I have had the pleasure of working with Jenny now several times. She epically talented and a bundle of laughs. I feel so lucky to have snuck a few minutes into her busy schedule to sit down and chat. (By the way, we were snacking on pretzels from Spero, some of the best food in Charleston FYI.)
Jenny is a former theatre kid turned Director. After an explosive bee sting in the grass of CU Boulder Jenny came to know behind the camera was where she was called to be. She got her start as an intern at The Director’s Bureau (http://thedirectorsbureau.com) and has worked on some amazing projects including Dig South, done two music videos for Rachel Kate and Hey Rocco (currently on a European tour) and created the catchy campaign for Aleysa Bags (talk about a boss lady!!).
Job Title: Director/Producer/Storyteller. My passion, through and through, is directing. The fully creative part of me wants to direct every day of the week, but the logical part of me became a producer out of necessity. A lot of the independent work we do requires me to step up and be a producer in order to actually get the jobs done. As a producer, I have to figure out how to do what the creative part of me wants to do within time limits, budget, and the scope of what the client wants and needs. There’s a bit of a dance between those things all day long, but it’s a great way to learn and see a project from both sides.
How did you get your start? I grew up going to theater since the time I was 4 or 5 years old. My senior year a teacher suggested I go to CU Boulder, because they had a great theatre program. Really quickly, I decided I did not like it. After using up all my excused absences in the first two weeks I went out to our main lawn to call my Dad and it was then that I was stung by a bee. I hobbled my way to health center where I discovered I had a huge allergic reaction and was bedridden for four days. After four days laying in bed watching the classics I knew it was time to change my major. Luckily, CU has experimental film program with alternative training where I was able to explore the medium. I went to LA after college, and it swiftly kicked my ass.
I was an intern at The Directors Bureau where I worked 7 days a week, 18 hours a day, and finally a producer was like it’s time for you to do you. I was devastated. So I spent 6 months traveling in car, never more than 5 days in the same place. It sounds like “On the Road” but really, I was lost. I collapsed in Charleston because I was too tired to keep driving and I just stayed. Being in Charleston, it’s like Charleston chose me. I knew I was coming home.
Best Piece of Advice: Service is the price you pay for the space you occupy, from my Great Grandma.
Also, my Mom realized when I was in elementary school at Porter Gaud that I kept getting in trouble for not having my shirt tucked in and silly things like that. Nothing I could do would be in their box, and my Mom put me in school of the arts. Both of my parents are supportive of my creative career. My family has always helped me get to where I am now. I feel really lucky in that respect. That’s not really advice but it really allowed me to determine who “me” was.
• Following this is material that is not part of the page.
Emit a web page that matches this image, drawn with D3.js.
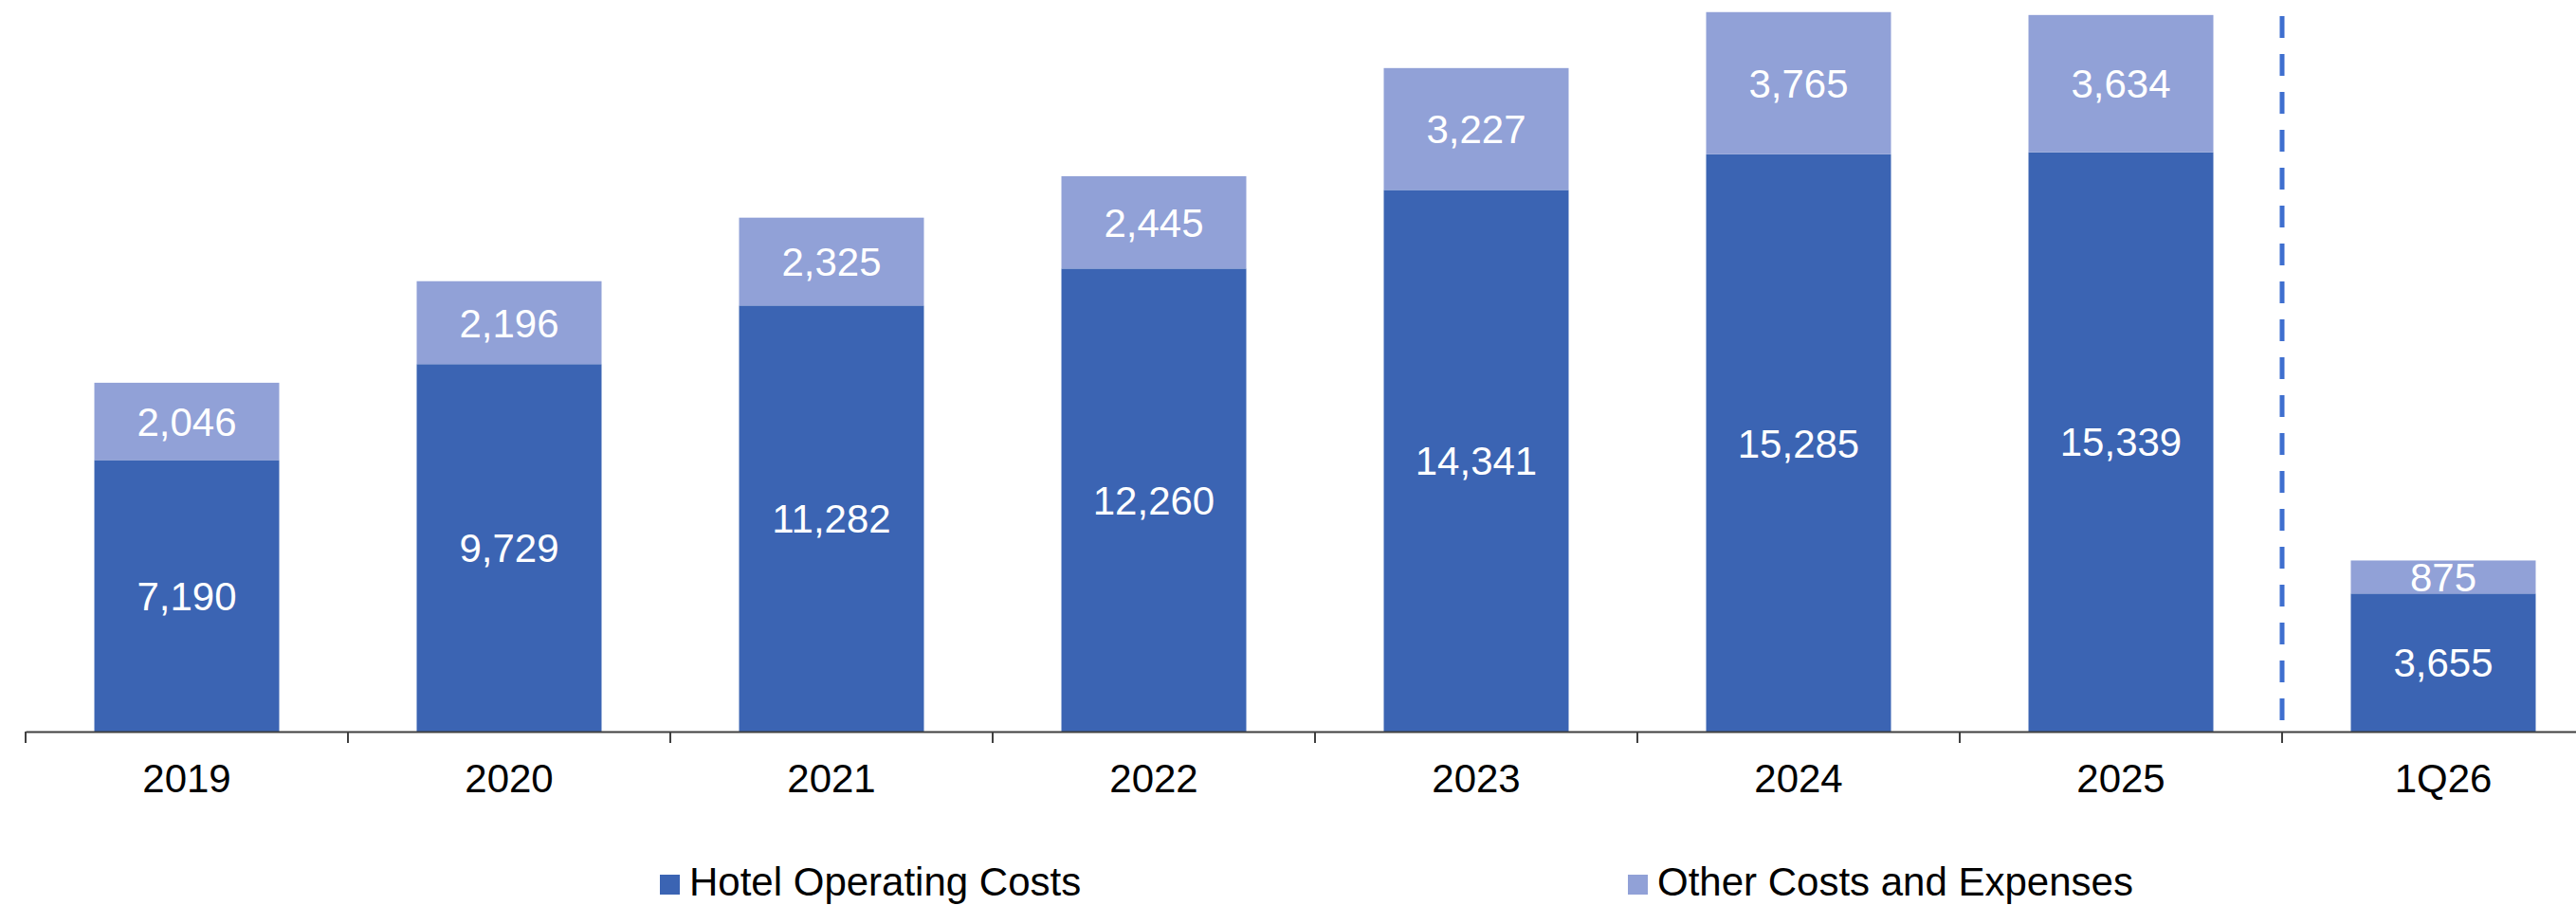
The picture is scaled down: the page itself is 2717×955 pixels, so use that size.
<!DOCTYPE html>
<html>
<head>
<meta charset="utf-8">
<script src="https://cdn.jsdelivr.net/npm/d3@7"></script>
<style>
  body { margin: 0; background: #fff; }
  svg { display: block; font-family: "Liberation Sans", Arial, Helvetica, sans-serif; }
</style>
</head>
<body>
<script>
// chart data
var categories = ['2019', '2020', '2021', '2022', '2023', '2024', '2025', '1Q26'];
var hotelCosts = [7190, 9729, 11282, 12260, 14341, 15285, 15339, 3655];
var otherCosts = [2046, 2196, 2325, 2445, 3227, 3765, 3634, 875];
var seriesNames = ['Hotel Operating Costs', 'Other Costs and Expenses'];
var seriesColors = ['#3B64B3', '#91A1D7'];

var w = 2717, h = 955;
var baseY = 772;

var svg = d3.select("body").append("svg")
    .attr("width", w)
    .attr("height", h);

// 8 bands of 340px starting at x=27 (last one runs past the right edge)
var x = d3.scaleBand()
    .domain(categories)
    .range([27, 27 + 340 * categories.length])
    .paddingInner(0.4265)
    .paddingOuter(0.4265 / 2);

var y = d3.scaleLinear()
    .domain([0, 19370])
    .range([baseY, 0]);

var gap = x.step() * x.paddingInner() / 2;

// stack it up
var rows = categories.map(function(c, i) {
  return { cat: c, hotel: hotelCosts[i], other: otherCosts[i] };
});
var stack = d3.stack().keys(['hotel', 'other'])(rows);

var layers = svg.selectAll("g.layer")
  .data(stack)
  .enter().append("g")
    .attr("class", "layer")
    .attr("fill", function(d, i) { return seriesColors[i]; });

layers.selectAll("rect")
  .data(function(d) { return d; })
  .enter().append("rect")
    .attr("x", function(d) { return x(d.data.cat); })
    .attr("width", x.bandwidth())
    .attr("y", function(d) { return y(d[1]); })
    .attr("height", function(d) { return y(d[0]) - y(d[1]); });

// value labels, centred in each segment
layers.selectAll("text")
  .data(function(d) { return d; })
  .enter().append("text")
    .attr("x", function(d) { return x(d.data.cat) + x.bandwidth() / 2; })
    .attr("y", function(d) { return (y(d[0]) + y(d[1])) / 2; })
    .attr("dy", "0.36em")
    .attr("text-anchor", "middle")
    .attr("fill", "#fff")
    .attr("font-size", 42)
    .text(function(d) { return d3.format(",")(d[1] - d[0]); });

// x axis
var xAxis = svg.append("g")
    .attr("transform", "translate(0," + baseY + ")")
    .call(d3.axisBottom(x).tickSize(0).tickSizeOuter(0).tickPadding(34));

xAxis.select(".domain")
    .attr("stroke", "#404040")
    .attr("stroke-width", 2);

xAxis.selectAll("text")
    .attr("font-size", 42)
    .attr("font-family", "Liberation Sans, Arial, sans-serif")
    .attr("fill", "#000");

// tick marks sit between the bands
svg.append("g").selectAll("line")
  .data(categories)
  .enter().append("line")
    .attr("x1", function(d) { return x(d) - gap; })
    .attr("x2", function(d) { return x(d) - gap; })
    .attr("y1", baseY)
    .attr("y2", baseY + 12)
    .attr("stroke", "#404040")
    .attr("stroke-width", 2);

// dashed divider before the quarter
var divX = x('1Q26') - gap;
svg.append("line")
    .attr("x1", divX)
    .attr("x2", divX)
    .attr("y1", -23)
    .attr("y2", 762)
    .attr("stroke", "#3F6FCF")
    .attr("stroke-width", 5)
    .attr("stroke-dasharray", "23,17");

// legend
var legendX = [696, 1717];
var legend = svg.selectAll("g.legend")
  .data(seriesNames)
  .enter().append("g")
    .attr("class", "legend")
    .attr("transform", function(d, i) { return "translate(" + legendX[i] + ",923)"; });

legend.append("rect")
    .attr("width", 21)
    .attr("height", 21)
    .attr("fill", function(d, i) { return seriesColors[i]; });

legend.append("text")
    .attr("x", 31)
    .attr("y", 22)
    .attr("font-size", 42)
    .attr("fill", "#000")
    .text(function(d) { return d; });
</script>
</body>
</html>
Moment of panic when you decide you didn’t want to be what you always thought you wanted to be:
I have a moment of panic once a year. I continually make this sh*t up as I go along. Learn really fast, make up the steps as you go. I screw up all the time, but I learn really fast not to do it again.
I knew what I wanted to do, not what I wanted to be. I’m in my twenties, it’s the first time to think for yourself, make mistakes, learn what you don’t want to do, and what you do want comes along later.
I come from a long line of powerful, rebellious women who made change in their communities. My grandmother walked with Martin Luther King, and my mom chained herself to the health center at Tulane during a protest. I’ve grown up with a family that was supportive and full of women who remind me to push myself everyday.
What has been your greatest professional hurdle?
My first film collective in LA failed. I had no faith in my art or self, and I didn’t think I could do it alone. I thought I needed the collective of five other people. They were all amazing, but in general, the idea didn’t work. I realized I need to be by myself. It never occurred to me to go it alone because I am such a people person but ultimately I was bringing people in because I wasn’t confident I could stand on my own two feet. I was just too scared to be by myself or try alone.
Tell me about The Royal Wild: It’s a collaboration – a total collaborative effort. Landon and I had been working together for a while right after we met and our collaborations were grown stronger and my work was becoming intermingled with his and vice versa. So when we were approached by Kayla and Haley we knew it was perfect. It gives us all time to do what we are good at doing. For me it means less time working on business and being a producer. Landon and I are both learning how to give other people the reigns. Delegating is just as important as being a Boss Lady. It wasn’t easy by any means, you know, I had a crisis of person. I was handing what I considered to be my baby to three other people. I am by nature a control freak and it would be a lie to say it’s all me. We are a team and that’s what makes this work. Building a brand and company is really about learning to share.
What’s your spirit animal: Penguin.
Charleston Fan Girl: Teri Henning, she has 50 vintage cars and motorcycles, totally free spirited wild woman. I really want to meet this badass. She’s my secret girl crush.